** begin Entries provided **

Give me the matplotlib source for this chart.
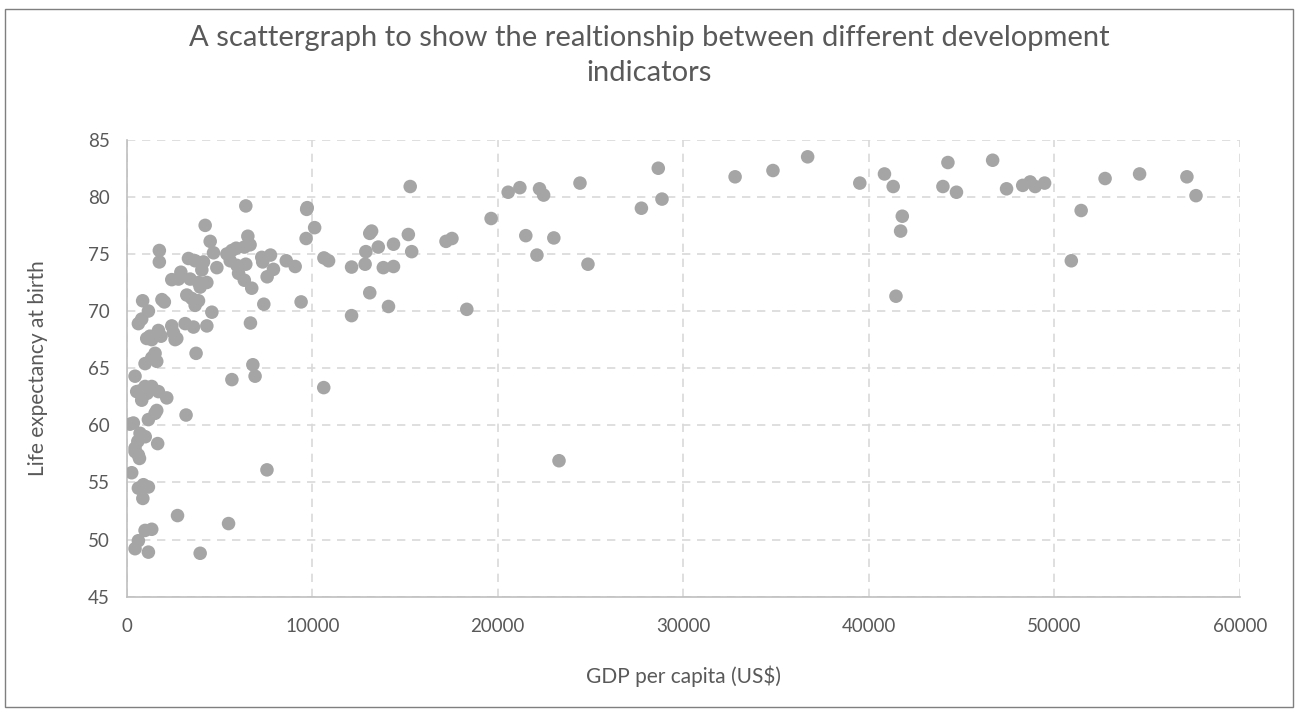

** end Entries provided **
** begin Entries provided **

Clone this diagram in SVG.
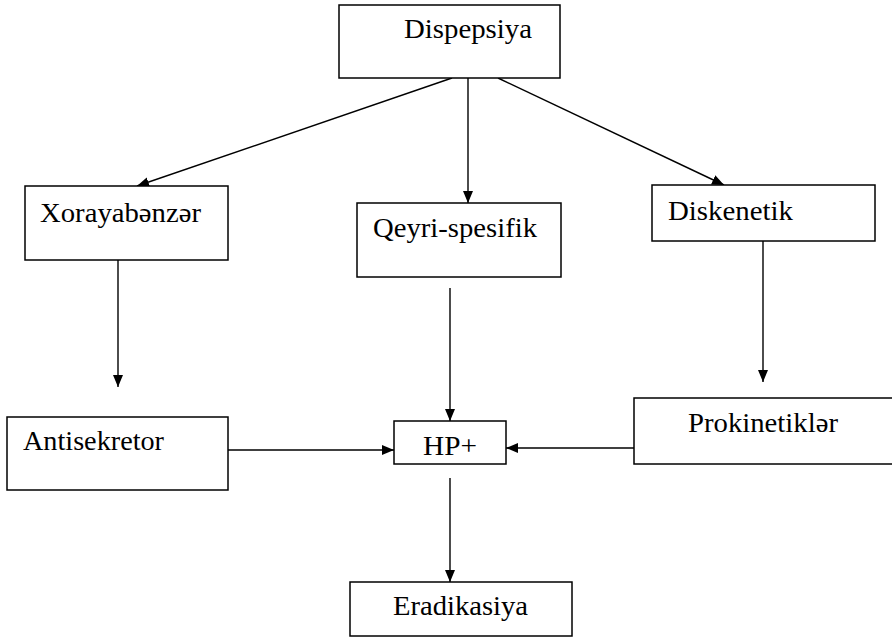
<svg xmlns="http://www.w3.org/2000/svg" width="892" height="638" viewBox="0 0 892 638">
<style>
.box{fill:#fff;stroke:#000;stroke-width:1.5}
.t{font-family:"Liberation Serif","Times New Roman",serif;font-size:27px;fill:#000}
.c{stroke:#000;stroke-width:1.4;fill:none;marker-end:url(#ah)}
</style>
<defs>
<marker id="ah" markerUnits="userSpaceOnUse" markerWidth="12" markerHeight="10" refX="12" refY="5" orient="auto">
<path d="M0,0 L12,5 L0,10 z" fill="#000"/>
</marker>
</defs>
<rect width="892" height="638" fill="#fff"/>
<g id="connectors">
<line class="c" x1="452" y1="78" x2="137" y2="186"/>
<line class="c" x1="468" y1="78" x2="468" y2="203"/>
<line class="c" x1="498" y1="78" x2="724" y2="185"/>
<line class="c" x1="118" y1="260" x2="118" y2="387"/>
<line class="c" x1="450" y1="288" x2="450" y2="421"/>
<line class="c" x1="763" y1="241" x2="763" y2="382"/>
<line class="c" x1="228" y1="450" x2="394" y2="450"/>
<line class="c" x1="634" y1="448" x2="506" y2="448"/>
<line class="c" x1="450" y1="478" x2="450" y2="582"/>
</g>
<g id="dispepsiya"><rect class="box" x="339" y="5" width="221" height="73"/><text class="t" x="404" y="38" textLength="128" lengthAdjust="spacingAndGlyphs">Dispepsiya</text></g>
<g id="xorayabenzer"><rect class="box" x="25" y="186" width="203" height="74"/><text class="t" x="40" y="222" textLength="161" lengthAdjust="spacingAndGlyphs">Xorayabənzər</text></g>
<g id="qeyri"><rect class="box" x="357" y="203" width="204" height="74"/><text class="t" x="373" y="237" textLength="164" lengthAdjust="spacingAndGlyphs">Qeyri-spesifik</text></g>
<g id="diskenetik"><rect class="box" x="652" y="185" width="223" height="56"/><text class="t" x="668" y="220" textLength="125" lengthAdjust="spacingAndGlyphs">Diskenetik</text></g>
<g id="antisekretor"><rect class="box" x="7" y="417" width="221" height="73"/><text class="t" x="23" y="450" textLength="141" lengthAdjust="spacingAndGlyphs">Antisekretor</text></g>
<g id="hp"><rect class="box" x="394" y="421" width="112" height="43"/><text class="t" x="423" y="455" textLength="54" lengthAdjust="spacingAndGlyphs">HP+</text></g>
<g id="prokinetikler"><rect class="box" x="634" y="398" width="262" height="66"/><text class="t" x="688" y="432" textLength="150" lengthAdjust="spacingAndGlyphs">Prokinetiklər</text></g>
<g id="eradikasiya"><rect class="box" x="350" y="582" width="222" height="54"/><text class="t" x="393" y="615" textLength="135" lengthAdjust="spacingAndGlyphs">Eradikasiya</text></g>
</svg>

** end Entries provided **
** begin Entries provided **

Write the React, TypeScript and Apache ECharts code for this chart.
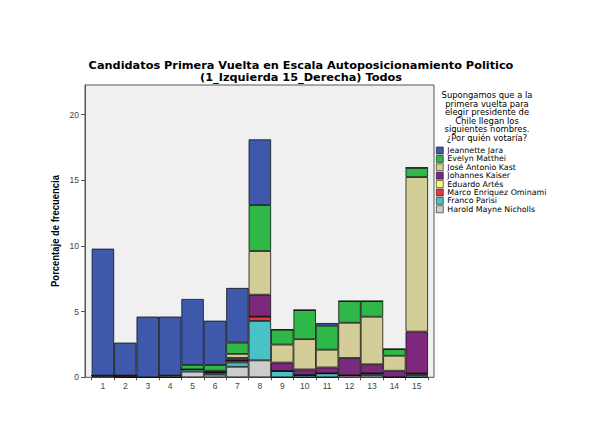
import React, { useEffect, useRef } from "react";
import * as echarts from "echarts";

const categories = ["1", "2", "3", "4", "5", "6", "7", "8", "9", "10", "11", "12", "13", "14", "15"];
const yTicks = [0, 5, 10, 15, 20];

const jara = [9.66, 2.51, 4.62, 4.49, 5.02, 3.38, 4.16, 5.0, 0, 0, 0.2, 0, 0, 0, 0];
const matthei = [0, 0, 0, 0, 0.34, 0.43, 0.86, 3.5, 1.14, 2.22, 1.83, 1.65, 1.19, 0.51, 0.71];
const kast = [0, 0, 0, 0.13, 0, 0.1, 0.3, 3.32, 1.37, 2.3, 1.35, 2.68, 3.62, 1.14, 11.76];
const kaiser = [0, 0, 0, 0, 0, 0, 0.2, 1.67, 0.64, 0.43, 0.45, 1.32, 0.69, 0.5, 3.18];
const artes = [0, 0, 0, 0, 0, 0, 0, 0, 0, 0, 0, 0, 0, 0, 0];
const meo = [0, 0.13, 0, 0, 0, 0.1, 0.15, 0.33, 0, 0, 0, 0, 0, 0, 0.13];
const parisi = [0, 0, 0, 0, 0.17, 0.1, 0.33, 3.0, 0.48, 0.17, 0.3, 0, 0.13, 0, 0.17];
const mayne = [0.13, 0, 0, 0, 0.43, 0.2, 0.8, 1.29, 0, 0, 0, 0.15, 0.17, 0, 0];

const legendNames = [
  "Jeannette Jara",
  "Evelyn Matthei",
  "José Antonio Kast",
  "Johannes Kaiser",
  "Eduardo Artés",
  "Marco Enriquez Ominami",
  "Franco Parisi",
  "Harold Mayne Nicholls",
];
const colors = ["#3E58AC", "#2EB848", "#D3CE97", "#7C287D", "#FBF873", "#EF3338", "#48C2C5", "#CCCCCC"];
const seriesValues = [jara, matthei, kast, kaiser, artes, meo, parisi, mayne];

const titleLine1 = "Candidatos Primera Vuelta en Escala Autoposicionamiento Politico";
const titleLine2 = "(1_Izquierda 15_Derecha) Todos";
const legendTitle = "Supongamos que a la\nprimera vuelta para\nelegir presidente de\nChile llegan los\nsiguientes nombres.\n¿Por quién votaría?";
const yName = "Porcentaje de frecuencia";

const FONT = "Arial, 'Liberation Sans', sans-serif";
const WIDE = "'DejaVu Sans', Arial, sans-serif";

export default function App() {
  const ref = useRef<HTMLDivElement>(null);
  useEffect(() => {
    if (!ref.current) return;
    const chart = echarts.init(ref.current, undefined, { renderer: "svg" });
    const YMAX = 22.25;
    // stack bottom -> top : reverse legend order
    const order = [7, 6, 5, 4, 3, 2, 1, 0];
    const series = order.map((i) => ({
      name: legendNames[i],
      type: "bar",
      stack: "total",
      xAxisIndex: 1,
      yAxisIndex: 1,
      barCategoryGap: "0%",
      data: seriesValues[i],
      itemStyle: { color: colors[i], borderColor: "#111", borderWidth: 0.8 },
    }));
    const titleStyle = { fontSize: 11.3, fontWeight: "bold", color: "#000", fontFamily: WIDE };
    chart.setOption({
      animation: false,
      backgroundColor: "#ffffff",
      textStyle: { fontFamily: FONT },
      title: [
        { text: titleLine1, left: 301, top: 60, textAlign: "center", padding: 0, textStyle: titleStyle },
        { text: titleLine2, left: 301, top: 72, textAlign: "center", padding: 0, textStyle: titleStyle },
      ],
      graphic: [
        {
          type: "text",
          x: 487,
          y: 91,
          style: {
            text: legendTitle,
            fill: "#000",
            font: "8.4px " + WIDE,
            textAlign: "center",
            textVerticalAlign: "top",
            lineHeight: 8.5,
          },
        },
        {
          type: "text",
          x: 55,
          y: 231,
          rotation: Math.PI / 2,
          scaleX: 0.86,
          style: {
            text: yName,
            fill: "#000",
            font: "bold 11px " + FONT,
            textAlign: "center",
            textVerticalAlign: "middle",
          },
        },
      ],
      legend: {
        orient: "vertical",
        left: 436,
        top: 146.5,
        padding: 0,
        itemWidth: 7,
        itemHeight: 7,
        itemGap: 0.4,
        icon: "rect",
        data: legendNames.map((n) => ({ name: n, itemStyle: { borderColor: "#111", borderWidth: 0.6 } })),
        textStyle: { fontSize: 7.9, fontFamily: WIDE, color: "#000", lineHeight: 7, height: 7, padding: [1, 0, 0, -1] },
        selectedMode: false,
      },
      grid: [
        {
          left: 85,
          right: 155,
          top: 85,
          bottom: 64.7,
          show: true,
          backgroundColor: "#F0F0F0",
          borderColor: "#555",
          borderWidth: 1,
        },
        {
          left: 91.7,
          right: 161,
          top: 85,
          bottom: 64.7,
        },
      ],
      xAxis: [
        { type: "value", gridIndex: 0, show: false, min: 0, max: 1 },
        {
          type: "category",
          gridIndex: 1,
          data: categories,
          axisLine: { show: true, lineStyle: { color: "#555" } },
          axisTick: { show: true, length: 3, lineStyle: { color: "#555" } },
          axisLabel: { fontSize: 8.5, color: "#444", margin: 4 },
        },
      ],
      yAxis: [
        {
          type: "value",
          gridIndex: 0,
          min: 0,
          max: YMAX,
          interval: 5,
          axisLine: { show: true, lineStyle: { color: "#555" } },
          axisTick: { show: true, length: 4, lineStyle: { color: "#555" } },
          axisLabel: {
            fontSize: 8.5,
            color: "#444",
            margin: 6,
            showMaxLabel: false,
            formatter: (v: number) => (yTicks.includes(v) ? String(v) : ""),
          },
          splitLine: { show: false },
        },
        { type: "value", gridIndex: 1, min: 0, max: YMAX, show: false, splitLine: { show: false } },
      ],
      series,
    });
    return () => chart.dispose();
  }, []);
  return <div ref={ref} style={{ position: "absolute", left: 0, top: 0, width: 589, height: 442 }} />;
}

** end Entries provided **

▶ **What is needed**: Copy, exactly as they stand, the lines from the one that holds "Write the React, TypeScript" to the one that holds "const yTicks = [0, 5, 10, 15, 20];", both included, and drop every picture.

▶ **Task response**:
Write the React, TypeScript and Apache ECharts code for this chart.
import React, { useEffect, useRef } from "react";
import * as echarts from "echarts";

const categories = ["1", "2", "3", "4", "5", "6", "7", "8", "9", "10", "11", "12", "13", "14", "15"];
const yTicks = [0, 5, 10, 15, 20];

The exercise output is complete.